There are lots of types of insurance. This includes the typical things, like car insurance and homeowners insurance. But it also includes a whole host of other insurance, from business insurance to body part insurance.
For many folks, the only thought they give business insurance is when they need to sign a waiver, like saying you won't sue the gym if you hurt yourself on the treadmill. But corporate gym chains are hardly the only businesses that need insurance.
Indeed, even self-employed freelancers could be asking for trouble by not having the right insurance. From consulting liability to equipment theft, freelancers can be subject to all manner of financial risks to their small businesses. The right insurance could save you thousands in the event the worst happens.
Types of insurance for freelancers
Your insurance needs are simpler when you don't have employees, and even simpler still if you work remotely. That said, you may still need one or more of the following types of insurance coverage.
General liability insurance
This is the broadest type of coverage, and it applies to third-party claims of bodily injury, property damage, or personal and/or advertising injury. For example, if you were sued for libel or if someone tripped and fell in your home office. According to Progressive, the median cost of a general liability policy was $53 a month.
Professional liability insurance
We all make mistakes, but some of those mistakes cost more than others. This type of insurance covers you in the event that a professional mistake or oversight causes a client to lose money. You may hear this type of insurance referred to as Errors and Omissions (E&O) insurance. The median cost of a professional liability policy is around $42.
Commercial auto insurance
There's a fine line between a car you use to drive to work — and one you drive for work. If you stray over the line, your regular car insurance policy may not cover everything (or, in the worst case scenario, anything). Commercial auto insurance policies will cover your on-the-clock driving. In some cases, you may be able to simply add a rideshare addendum to your existing policy.
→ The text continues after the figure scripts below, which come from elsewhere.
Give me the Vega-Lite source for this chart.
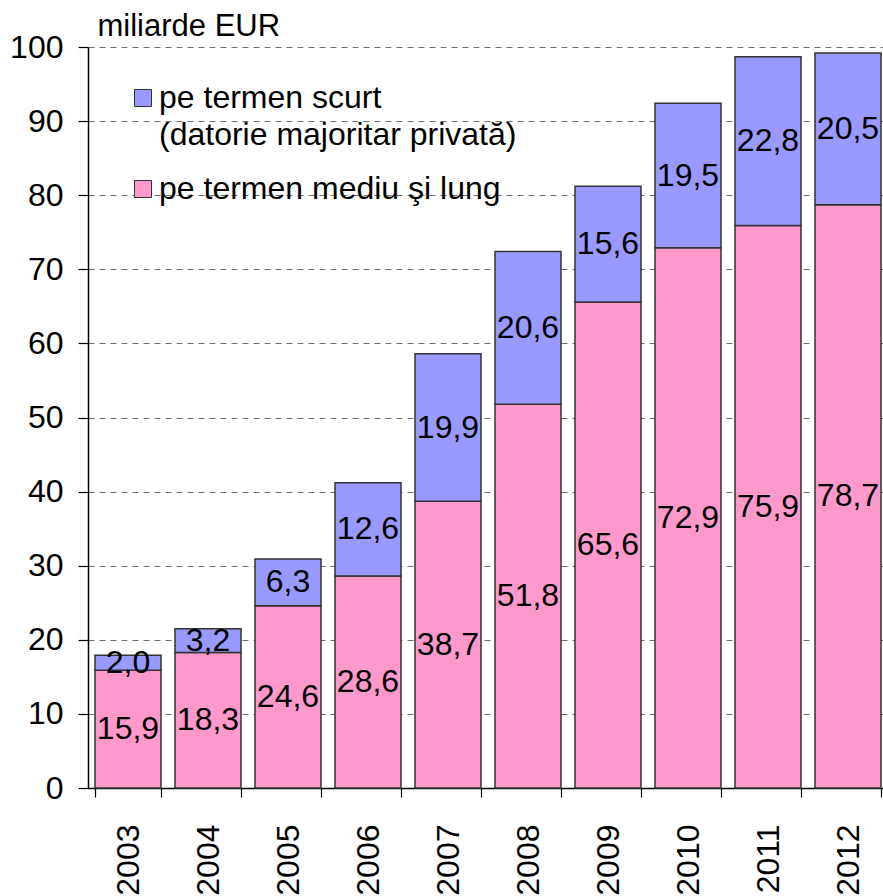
{
  "$schema": "https://vega.github.io/schema/vega-lite/v6.json",
  "autosize": {"type": "none"},
  "padding": {"left": 88, "top": 47, "right": 0, "bottom": 108},
  "width": 800,
  "height": 741,
  "background": "white",
  "config": {
    "font": "Liberation Sans",
    "locale": {"number": {"decimal": ",", "thousands": ".", "grouping": [3], "currency": ["", " €"]}},
    "view": {"stroke": null}
  },
  "data": {
    "values": [
      {"year": "2003", "series": "pe termen mediu şi lung", "ord": 1, "value": 15.9},
      {"year": "2003", "series": "pe termen scurt", "ord": 2, "value": 2.0},
      {"year": "2004", "series": "pe termen mediu şi lung", "ord": 1, "value": 18.3},
      {"year": "2004", "series": "pe termen scurt", "ord": 2, "value": 3.2},
      {"year": "2005", "series": "pe termen mediu şi lung", "ord": 1, "value": 24.6},
      {"year": "2005", "series": "pe termen scurt", "ord": 2, "value": 6.3},
      {"year": "2006", "series": "pe termen mediu şi lung", "ord": 1, "value": 28.6},
      {"year": "2006", "series": "pe termen scurt", "ord": 2, "value": 12.6},
      {"year": "2007", "series": "pe termen mediu şi lung", "ord": 1, "value": 38.7},
      {"year": "2007", "series": "pe termen scurt", "ord": 2, "value": 19.9},
      {"year": "2008", "series": "pe termen mediu şi lung", "ord": 1, "value": 51.8},
      {"year": "2008", "series": "pe termen scurt", "ord": 2, "value": 20.6},
      {"year": "2009", "series": "pe termen mediu şi lung", "ord": 1, "value": 65.6},
      {"year": "2009", "series": "pe termen scurt", "ord": 2, "value": 15.6},
      {"year": "2010", "series": "pe termen mediu şi lung", "ord": 1, "value": 72.9},
      {"year": "2010", "series": "pe termen scurt", "ord": 2, "value": 19.5},
      {"year": "2011", "series": "pe termen mediu şi lung", "ord": 1, "value": 75.9},
      {"year": "2011", "series": "pe termen scurt", "ord": 2, "value": 22.8},
      {"year": "2012", "series": "pe termen mediu şi lung", "ord": 1, "value": 78.7},
      {"year": "2012", "series": "pe termen scurt", "ord": 2, "value": 20.5}
    ]
  },
  "encoding": {
    "x": {
      "field": "year", "type": "nominal",
      "scale": {"paddingInner": 0.175, "paddingOuter": 0.0875},
      "axis": {
        "title": null, "labelAngle": -90, "labelFontSize": 32, "labelColor": "black",
        "labelPadding": 27, "tickSize": 9, "tickBand": "extent", "tickColor": "black",
        "domainColor": "black", "domainWidth": 1.5, "tickWidth": 1.2, "grid": false
      }
    }
  },
  "layer": [
    {
      "mark": {"type": "bar", "stroke": "#333333", "strokeWidth": 1.5, "opacity": 1},
      "encoding": {
        "y": {
          "field": "value", "type": "quantitative", "stack": "zero",
          "scale": {"domain": [0, 100], "nice": false},
          "axis": {
            "values": [0, 10, 20, 30, 40, 50, 60, 70, 80, 90, 100],
            "title": "miliarde EUR", "titleAngle": 0, "titleAlign": "left", "titleBaseline": "alphabetic",
            "titleX": 9, "titleY": -12, "titleFontSize": 31, "titleFontWeight": "normal", "titleColor": "black",
            "labelFontSize": 32, "labelColor": "black", "labelPadding": 15,
            "tickSize": 10, "tickColor": "black", "tickWidth": 1.2,
            "domainColor": "black", "domainWidth": 1.5,
            "grid": true, "gridDash": [6, 5], "gridColor": "#707070", "gridWidth": 1.2
          }
        },
        "order": {"field": "ord", "type": "quantitative", "sort": "ascending"},
        "fill": {
          "field": "series", "type": "nominal",
          "scale": {"domain": ["pe termen scurt", "pe termen mediu şi lung"], "range": ["#9999FF", "#FF99CC"]},
          "legend": {
            "title": null, "orient": "none", "legendX": 39, "legendY": 35,
            "symbolType": "square", "symbolSize": 289, "symbolStrokeColor": "#333333", "symbolStrokeWidth": 1,
            "symbolOpacity": 1,
            "labelFontSize": 32, "labelColor": "black", "labelOffset": 0, "labelLimit": 600,
            "labelBaseline": "middle",
            "labelExpr": "datum.label == 'pe termen scurt' ? ['pe termen scurt', '(datorie majoritar privată)'] : datum.label",
            "rowPadding": 22, "padding": 0,
            "encode": {
              "labels": {
                "update": {
                  "lineHeight": {"value": 37}
                }
              }
            }
          }
        }
      }
    },
    {
      "transform": [
        {"stack": "value", "groupby": ["year"], "sort": [{"field": "ord", "order": "ascending"}], "as": ["v0", "v1"]},
        {"fold": ["v0", "v1"], "as": ["k", "pos"]},
        {"aggregate": [{"op": "mean", "field": "pos", "as": "mid"}], "groupby": ["year", "series", "ord", "value"]}
      ],
      "mark": {"type": "text", "fontSize": 32, "color": "black", "baseline": "middle", "align": "center"},
      "encoding": {
        "y": {"field": "mid", "type": "quantitative"},
        "text": {"field": "value", "type": "quantitative", "format": ".1f"}
      }
    }
  ]
}
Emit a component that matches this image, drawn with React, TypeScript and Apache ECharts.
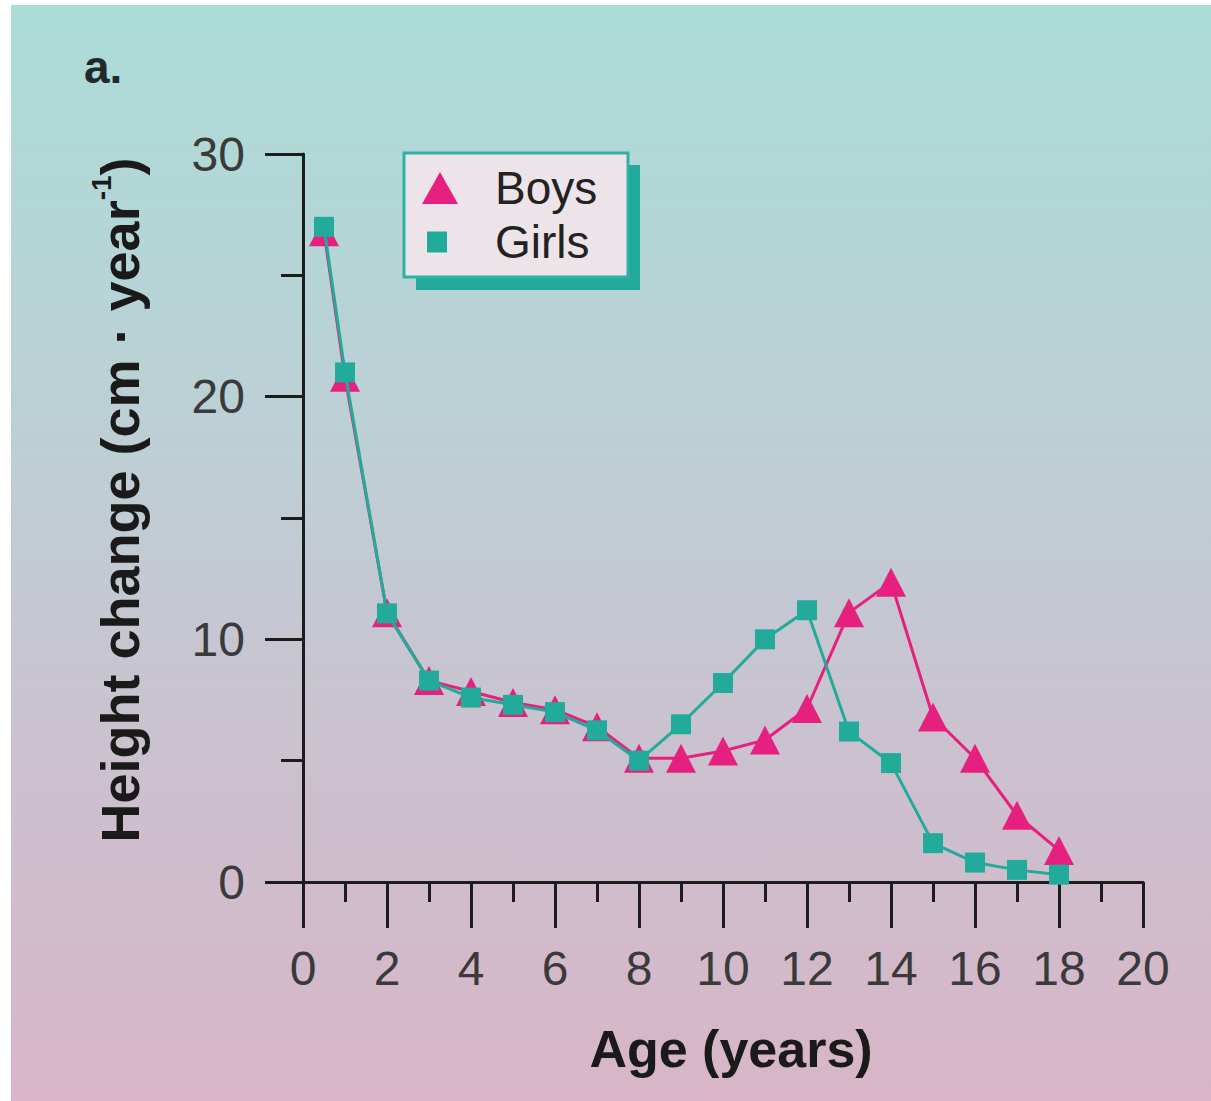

Commercial auto insurance policies typically run about $600 to $2,400 a year.
Commercial property insurance
Being a freelancer often means accumulating a lot of gear and equipment you pay for yourself. You may even purchase storage or studio space. When used for business, this property won't fall under most personal insurance policies, which is when commercial property insurance becomes necessary. Small businesses can expect to pay around $67 a month, though the amount of coverage will impact your rate.
Business owner's policy
A business owner's policy is basically an insurance bundle that combines general liability insurance with commercial property insurance. Some insurance companies will offer it at a lower cost than the individual policies.
Data breaches are more common than ever. If you store sensitive client or customer information, you may be liable in the event of a data breach. This insurance helps cover the costs of informing customers and investigating the breach.
Home-based business insurance
Your general homeowners policy may cover your home office as part of your house, but it may not cover everything it contains. If you have expensive equipment or inventory in your home, it may be worth looking into a separate policy or addendum.
Don't forget health insurance, too
Although the focus of this list article has been business insurances, it's worth mentioning that you should definitely have some kind of health insurance, too. This can be a little harder than when your employer picks your policy — and more expensive — but there are ways to save. One good place to start is the HealthCare.gov portal.
Deciding whether you need insurance is always a matter of your personal risk tolerance. Insurance has always been about “just in case.” Not everyone needs insurance; more people still don't care to bother with it. But if you find value in peace of mind, it's definitely worth consideration.